Source code of charts
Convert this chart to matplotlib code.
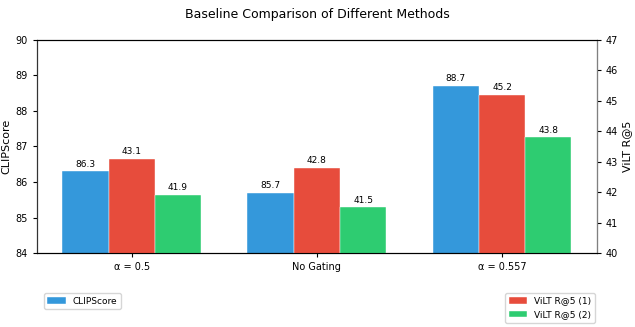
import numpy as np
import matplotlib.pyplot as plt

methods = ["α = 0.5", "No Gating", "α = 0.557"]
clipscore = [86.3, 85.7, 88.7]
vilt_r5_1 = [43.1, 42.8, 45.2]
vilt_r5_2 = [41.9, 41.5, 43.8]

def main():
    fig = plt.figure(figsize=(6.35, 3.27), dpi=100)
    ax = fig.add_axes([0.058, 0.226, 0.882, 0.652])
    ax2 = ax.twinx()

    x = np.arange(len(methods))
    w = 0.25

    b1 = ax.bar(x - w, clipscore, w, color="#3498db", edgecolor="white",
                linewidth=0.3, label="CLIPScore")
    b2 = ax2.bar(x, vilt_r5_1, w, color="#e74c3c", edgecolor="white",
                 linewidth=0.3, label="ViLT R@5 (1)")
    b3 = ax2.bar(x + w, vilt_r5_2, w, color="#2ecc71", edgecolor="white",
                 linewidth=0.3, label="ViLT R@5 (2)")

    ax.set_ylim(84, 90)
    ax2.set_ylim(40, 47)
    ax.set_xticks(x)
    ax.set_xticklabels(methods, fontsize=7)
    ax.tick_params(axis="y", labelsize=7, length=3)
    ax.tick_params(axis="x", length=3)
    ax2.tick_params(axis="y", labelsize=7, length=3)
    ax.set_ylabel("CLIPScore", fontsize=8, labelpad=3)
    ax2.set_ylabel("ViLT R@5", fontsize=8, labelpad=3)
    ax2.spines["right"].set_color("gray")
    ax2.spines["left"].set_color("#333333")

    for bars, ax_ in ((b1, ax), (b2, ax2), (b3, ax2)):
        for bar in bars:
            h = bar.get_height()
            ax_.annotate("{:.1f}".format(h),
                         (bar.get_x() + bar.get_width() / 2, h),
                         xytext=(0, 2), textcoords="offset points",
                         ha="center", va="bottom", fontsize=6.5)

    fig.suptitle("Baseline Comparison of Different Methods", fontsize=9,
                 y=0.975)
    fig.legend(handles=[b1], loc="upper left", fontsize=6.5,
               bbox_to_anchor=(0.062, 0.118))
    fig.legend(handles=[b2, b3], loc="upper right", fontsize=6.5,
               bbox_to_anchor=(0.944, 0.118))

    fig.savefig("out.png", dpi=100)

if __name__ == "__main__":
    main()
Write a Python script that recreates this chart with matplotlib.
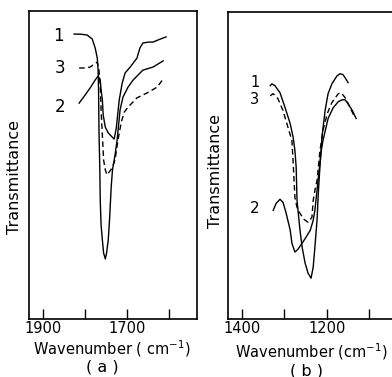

Task objective: Output all of the entries verbatim, leaving out any images.

Complete output:
Convert this chart to matplotlib code.
import numpy as np
import matplotlib.pyplot as plt

methods = ["α = 0.5", "No Gating", "α = 0.557"]
clipscore = [86.3, 85.7, 88.7]
vilt_r5_1 = [43.1, 42.8, 45.2]
vilt_r5_2 = [41.9, 41.5, 43.8]

def main():
    fig = plt.figure(figsize=(6.35, 3.27), dpi=100)
    ax = fig.add_axes([0.058, 0.226, 0.882, 0.652])
    ax2 = ax.twinx()

    x = np.arange(len(methods))
    w = 0.25

    b1 = ax.bar(x - w, clipscore, w, color="#3498db", edgecolor="white",
                linewidth=0.3, label="CLIPScore")
    b2 = ax2.bar(x, vilt_r5_1, w, color="#e74c3c", edgecolor="white",
                 linewidth=0.3, label="ViLT R@5 (1)")
    b3 = ax2.bar(x + w, vilt_r5_2, w, color="#2ecc71", edgecolor="white",
                 linewidth=0.3, label="ViLT R@5 (2)")

    ax.set_ylim(84, 90)
    ax2.set_ylim(40, 47)
    ax.set_xticks(x)
    ax.set_xticklabels(methods, fontsize=7)
    ax.tick_params(axis="y", labelsize=7, length=3)
    ax.tick_params(axis="x", length=3)
    ax2.tick_params(axis="y", labelsize=7, length=3)
    ax.set_ylabel("CLIPScore", fontsize=8, labelpad=3)
    ax2.set_ylabel("ViLT R@5", fontsize=8, labelpad=3)
    ax2.spines["right"].set_color("gray")
    ax2.spines["left"].set_color("#333333")

    for bars, ax_ in ((b1, ax), (b2, ax2), (b3, ax2)):
        for bar in bars:
            h = bar.get_height()
            ax_.annotate("{:.1f}".format(h),
                         (bar.get_x() + bar.get_width() / 2, h),
                         xytext=(0, 2), textcoords="offset points",
                         ha="center", va="bottom", fontsize=6.5)

    fig.suptitle("Baseline Comparison of Different Methods", fontsize=9,
                 y=0.975)
    fig.legend(handles=[b1], loc="upper left", fontsize=6.5,
               bbox_to_anchor=(0.062, 0.118))
    fig.legend(handles=[b2, b3], loc="upper right", fontsize=6.5,
               bbox_to_anchor=(0.944, 0.118))

    fig.savefig("out.png", dpi=100)

if __name__ == "__main__":
    main()
Write a Python script that recreates this chart with matplotlib.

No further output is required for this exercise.